Fortieth birthdays are significant but provoke different attitudes. Some strongly advise against celebrating this occasion. Among other superstitions, there is a belief that one’s celebration of their fortieth birthday would amount to an invitation of death. In contrast, others think that this date represents a person at the peak of their abilities.

Pysanka – Sorokoklyn

One of the most ancient and popular designs drawn on pysanky is called ‘sorokoklyn’ (сорококлин). The name ‘sorokoklyn’ is based on the Ukrainian words ‘sorok klyntsiv’ (Engl. ‘forty wedges’). This traditional pysanka design is divided into 40 triangles. Sometimes there are 24 or 48 triangles. Every triangle or wedge represents a natural phenomenon, or a type of human activity, or, in regard to the Christian beliefs, the Great Lent (a forty-days-fast), or forty martyrs.

Here is an excerpt from our The Story of Pysanka book:

Particularly beautiful is a complex line drawing on pysanky under the name ‘sorok klyntsiv’ [forty wedges]. In fact, it does consist of forty wedges. These pysanky are found in Volyn, Podillia, Kharkiv regions and in Bulgaria. Sometimes pysanky with such patterns are called ‘klyntsi’ [wedges] and contain only 24 wedges. When drawing straight and oblique lines on pysanky, the triangles become such a naturally flowing form of the ornament that we see no need to trace its succession from the archaic triangle, which is found on ancient bronzes, textiles and mosaics with symbolic meaning. […]

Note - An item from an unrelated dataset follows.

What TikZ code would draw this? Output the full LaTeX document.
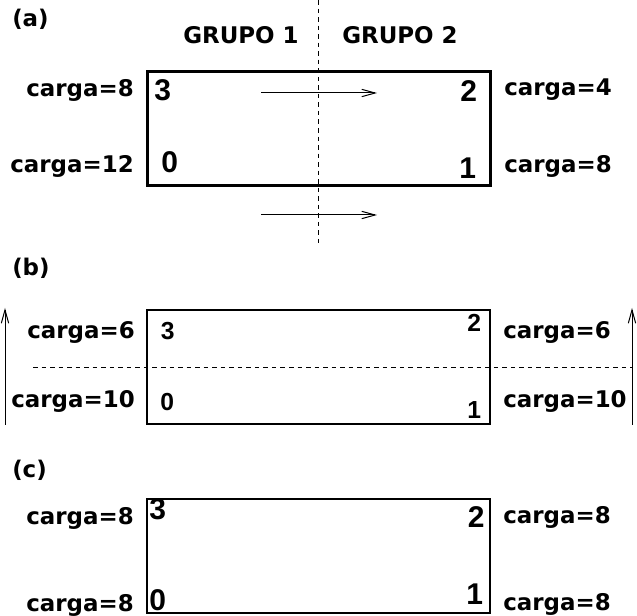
\documentclass[tikz,border=0pt]{standalone}
\usepackage{fontspec}
\setmainfont{DejaVu Sans}
\newfontfamily\digitfont{Liberation Sans}
\usetikzlibrary{arrows.meta}
\usetikzlibrary{positioning}

\begin{document}
\begin{tikzpicture}[x=0.75pt,y=-0.75pt,
    lab/.style={inner sep=0pt,font=\fontsize{17.2}{20}\selectfont\bfseries},
    num/.style={inner sep=0pt,anchor=base west,font=\fontsize{22.5}{24}\selectfont\digitfont\bfseries},
    numsmall/.style={inner sep=0pt,anchor=base west,font=\fontsize{18.5}{20}\selectfont\digitfont\bfseries},
    caja/.style={draw,inner sep=0pt,minimum width=257.25pt,minimum height=85.5pt},
    flecha/.style={-{Straight Barb[length=10pt,width=5.5pt]},line width=0.75pt},
    corte/.style={dash pattern=on 3.4pt off 3pt,line width=0.75pt}]

    \useasboundingbox (0,0) rectangle (637,616);

    % (a)
    \node[lab,anchor=base west] (tA) at (12,27) {(a)};
    \node[lab,anchor=base west] (g1) at (183,44) {GRUPO 1};
    \node[lab,anchor=base west] (g2) at (342,44) {GRUPO 2};

    \node[caja,line width=2.25pt] (cajaA) at (318.5,129) {};
    \coordinate (cortA1) at (318,0);
    \coordinate (cortA2) at (318,243);
    \draw[corte] (cortA1) -- (cortA2);

    \coordinate (fa1) at (261,93);
    \coordinate (fa2) at (377,93);
    \coordinate (fa3) at (261,215);
    \coordinate (fa4) at (377,215);
    \draw[flecha] (fa1) -- (fa2);
    \draw[flecha] (fa3) -- (fa4);

    \node[num] (a3) at (154,101) {3};
    \node[num] (a0) at (161,172.5) {0};
    \node[num] (a2) at (460,102) {2};
    \node[num] (a1) at (459,178.5) {1};

    \node[lab,anchor=base east] (ca3) at (134,97) {carga=8};
    \node[lab,anchor=base east] (ca0) at (134,173) {carga=12};
    \node[lab,anchor=base west] (ca2) at (504,96) {carga=4};
    \node[lab,anchor=base west] (ca1) at (504,173) {carga=8};

    % (b)
    \node[lab,anchor=base west] (tB) at (12,276) {(b)};

    \node[caja,line width=1.5pt] (cajaB) at (318.5,367.5) {};
    \coordinate (cortB1) at (33,368);
    \coordinate (cortB2) at (632,368);
    \draw[corte] (cortB1) -- (cortB2);

    \coordinate (fb1) at (5,425);
    \coordinate (fb2) at (5,308);
    \coordinate (fb3) at (632,425);
    \coordinate (fb4) at (632,308);
    \draw[flecha] (fb1) -- (fb2);
    \draw[flecha] (fb3) -- (fb4);

    \node[numsmall] (b3) at (160.5,339.5) {3};
    \node[numsmall] (b0) at (160,410.5) {0};
    \node[numsmall] (b2) at (467,332) {2};
    \node[numsmall] (b1) at (467,418.5) {1};

    \node[lab,anchor=base east] (cb3) at (135,339) {carga=6};
    \node[lab,anchor=base east] (cb0) at (135,408) {carga=10};
    \node[lab,anchor=base west] (cb2) at (503,339) {carga=6};
    \node[lab,anchor=base west] (cb1) at (503,408) {carga=10};

    % (c)
    \node[lab,anchor=base west] (tC) at (12,478) {(c)};

    \node[caja,line width=1.5pt] (cajaC) at (318.5,556) {};

    \node[num] (c3) at (149,520) {3};
    \node[num] (c0) at (149,611) {0};
    \node[num] (c2) at (467.5,528) {2};
    \node[num] (c1) at (466,605) {1};

    \node[lab,anchor=base east] (cc3) at (134,525) {carga=8};
    \node[lab,anchor=base east] (cc0) at (134,612) {carga=8};
    \node[lab,anchor=base west] (cc2) at (503,524) {carga=8};
    \node[lab,anchor=base west] (cc1) at (503,611) {carga=8};

\end{tikzpicture}
\end{document}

The religious tendency is captured in one of the most popular pysanky of the geometric style, ‘sorok klyntsiv’ [forty wedges]. Such pysanky have come to mean either ‘a forty-day Lent’ etc. 

Linguists, for you…

In Ukrainian, ‘forty’ is also a special number from a linguistic point of view. When spelt, all but one double-digit number ending with ‘0’, end with ‘-dtsiat’ or ‘-desiat’ meaning ‘ten’ – for example, 20 is ‘dvadtsiat’, or 70 is ‘simdesiat’ (7 ‘sim’ + 10 ‘desiat’). The only exception to this linguistic pattern is ‘forty’. It has neither ‘-dtsiat’ nor ‘-desiat’. It is just ‘sorok’.